The listing below should be copied in full, word for word.
--- Start ---
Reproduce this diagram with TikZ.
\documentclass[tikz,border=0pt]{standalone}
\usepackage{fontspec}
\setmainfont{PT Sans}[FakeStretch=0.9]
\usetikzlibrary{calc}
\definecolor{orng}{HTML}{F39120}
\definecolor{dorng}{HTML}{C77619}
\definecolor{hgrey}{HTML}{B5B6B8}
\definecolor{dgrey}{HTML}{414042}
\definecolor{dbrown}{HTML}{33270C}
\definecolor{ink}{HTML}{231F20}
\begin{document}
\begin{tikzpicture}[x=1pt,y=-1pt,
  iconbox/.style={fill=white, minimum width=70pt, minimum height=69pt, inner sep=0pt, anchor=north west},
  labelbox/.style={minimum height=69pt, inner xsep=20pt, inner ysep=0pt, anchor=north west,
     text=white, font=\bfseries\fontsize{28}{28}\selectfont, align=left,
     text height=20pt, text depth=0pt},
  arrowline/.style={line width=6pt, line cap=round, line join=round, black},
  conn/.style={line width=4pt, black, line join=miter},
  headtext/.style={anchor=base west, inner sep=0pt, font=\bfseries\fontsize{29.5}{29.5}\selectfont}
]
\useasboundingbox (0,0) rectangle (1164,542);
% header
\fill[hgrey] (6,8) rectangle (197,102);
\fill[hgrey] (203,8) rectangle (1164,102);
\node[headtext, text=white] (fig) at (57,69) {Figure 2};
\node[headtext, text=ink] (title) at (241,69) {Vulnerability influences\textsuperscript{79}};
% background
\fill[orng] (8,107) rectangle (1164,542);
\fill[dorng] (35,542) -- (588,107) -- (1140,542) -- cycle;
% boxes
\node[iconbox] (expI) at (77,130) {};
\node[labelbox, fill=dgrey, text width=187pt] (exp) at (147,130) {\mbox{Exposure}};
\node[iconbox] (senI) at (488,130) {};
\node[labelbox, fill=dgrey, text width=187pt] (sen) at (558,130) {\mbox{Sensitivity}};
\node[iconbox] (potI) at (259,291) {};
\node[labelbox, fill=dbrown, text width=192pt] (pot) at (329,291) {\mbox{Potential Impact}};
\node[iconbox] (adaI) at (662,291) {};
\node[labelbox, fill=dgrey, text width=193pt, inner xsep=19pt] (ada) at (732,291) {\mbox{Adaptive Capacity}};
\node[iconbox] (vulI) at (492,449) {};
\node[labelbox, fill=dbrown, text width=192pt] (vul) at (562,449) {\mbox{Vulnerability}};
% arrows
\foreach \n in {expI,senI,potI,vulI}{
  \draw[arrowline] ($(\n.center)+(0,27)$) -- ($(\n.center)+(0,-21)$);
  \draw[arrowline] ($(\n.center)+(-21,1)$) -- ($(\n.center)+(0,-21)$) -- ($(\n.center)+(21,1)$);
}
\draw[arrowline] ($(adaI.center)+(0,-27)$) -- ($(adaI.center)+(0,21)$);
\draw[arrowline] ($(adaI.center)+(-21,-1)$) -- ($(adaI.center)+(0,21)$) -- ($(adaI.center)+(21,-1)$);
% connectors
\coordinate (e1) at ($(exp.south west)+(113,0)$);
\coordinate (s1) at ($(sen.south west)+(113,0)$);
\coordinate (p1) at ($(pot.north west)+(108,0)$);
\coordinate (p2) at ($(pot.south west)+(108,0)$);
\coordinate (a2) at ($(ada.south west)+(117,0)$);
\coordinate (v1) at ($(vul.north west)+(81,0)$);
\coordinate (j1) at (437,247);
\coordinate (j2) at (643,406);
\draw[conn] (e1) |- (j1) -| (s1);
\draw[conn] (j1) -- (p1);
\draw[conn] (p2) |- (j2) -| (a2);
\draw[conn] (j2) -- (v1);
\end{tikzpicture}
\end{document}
--- End ---
FULL OUTPUT.
Reproduce this diagram with TikZ.
\documentclass[tikz,border=0pt]{standalone}
\usepackage{fontspec}
\setmainfont{PT Sans}[FakeStretch=0.9]
\usetikzlibrary{calc}
\definecolor{orng}{HTML}{F39120}
\definecolor{dorng}{HTML}{C77619}
\definecolor{hgrey}{HTML}{B5B6B8}
\definecolor{dgrey}{HTML}{414042}
\definecolor{dbrown}{HTML}{33270C}
\definecolor{ink}{HTML}{231F20}
\begin{document}
\begin{tikzpicture}[x=1pt,y=-1pt,
  iconbox/.style={fill=white, minimum width=70pt, minimum height=69pt, inner sep=0pt, anchor=north west},
  labelbox/.style={minimum height=69pt, inner xsep=20pt, inner ysep=0pt, anchor=north west,
     text=white, font=\bfseries\fontsize{28}{28}\selectfont, align=left,
     text height=20pt, text depth=0pt},
  arrowline/.style={line width=6pt, line cap=round, line join=round, black},
  conn/.style={line width=4pt, black, line join=miter},
  headtext/.style={anchor=base west, inner sep=0pt, font=\bfseries\fontsize{29.5}{29.5}\selectfont}
]
\useasboundingbox (0,0) rectangle (1164,542);
% header
\fill[hgrey] (6,8) rectangle (197,102);
\fill[hgrey] (203,8) rectangle (1164,102);
\node[headtext, text=white] (fig) at (57,69) {Figure 2};
\node[headtext, text=ink] (title) at (241,69) {Vulnerability influences\textsuperscript{79}};
% background
\fill[orng] (8,107) rectangle (1164,542);
\fill[dorng] (35,542) -- (588,107) -- (1140,542) -- cycle;
% boxes
\node[iconbox] (expI) at (77,130) {};
\node[labelbox, fill=dgrey, text width=187pt] (exp) at (147,130) {\mbox{Exposure}};
\node[iconbox] (senI) at (488,130) {};
\node[labelbox, fill=dgrey, text width=187pt] (sen) at (558,130) {\mbox{Sensitivity}};
\node[iconbox] (potI) at (259,291) {};
\node[labelbox, fill=dbrown, text width=192pt] (pot) at (329,291) {\mbox{Potential Impact}};
\node[iconbox] (adaI) at (662,291) {};
\node[labelbox, fill=dgrey, text width=193pt, inner xsep=19pt] (ada) at (732,291) {\mbox{Adaptive Capacity}};
\node[iconbox] (vulI) at (492,449) {};
\node[labelbox, fill=dbrown, text width=192pt] (vul) at (562,449) {\mbox{Vulnerability}};
% arrows
\foreach \n in {expI,senI,potI,vulI}{
  \draw[arrowline] ($(\n.center)+(0,27)$) -- ($(\n.center)+(0,-21)$);
  \draw[arrowline] ($(\n.center)+(-21,1)$) -- ($(\n.center)+(0,-21)$) -- ($(\n.center)+(21,1)$);
}
\draw[arrowline] ($(adaI.center)+(0,-27)$) -- ($(adaI.center)+(0,21)$);
\draw[arrowline] ($(adaI.center)+(-21,-1)$) -- ($(adaI.center)+(0,21)$) -- ($(adaI.center)+(21,-1)$);
% connectors
\coordinate (e1) at ($(exp.south west)+(113,0)$);
\coordinate (s1) at ($(sen.south west)+(113,0)$);
\coordinate (p1) at ($(pot.north west)+(108,0)$);
\coordinate (p2) at ($(pot.south west)+(108,0)$);
\coordinate (a2) at ($(ada.south west)+(117,0)$);
\coordinate (v1) at ($(vul.north west)+(81,0)$);
\coordinate (j1) at (437,247);
\coordinate (j2) at (643,406);
\draw[conn] (e1) |- (j1) -| (s1);
\draw[conn] (j1) -- (p1);
\draw[conn] (p2) |- (j2) -| (a2);
\draw[conn] (j2) -- (v1);
\end{tikzpicture}
\end{document}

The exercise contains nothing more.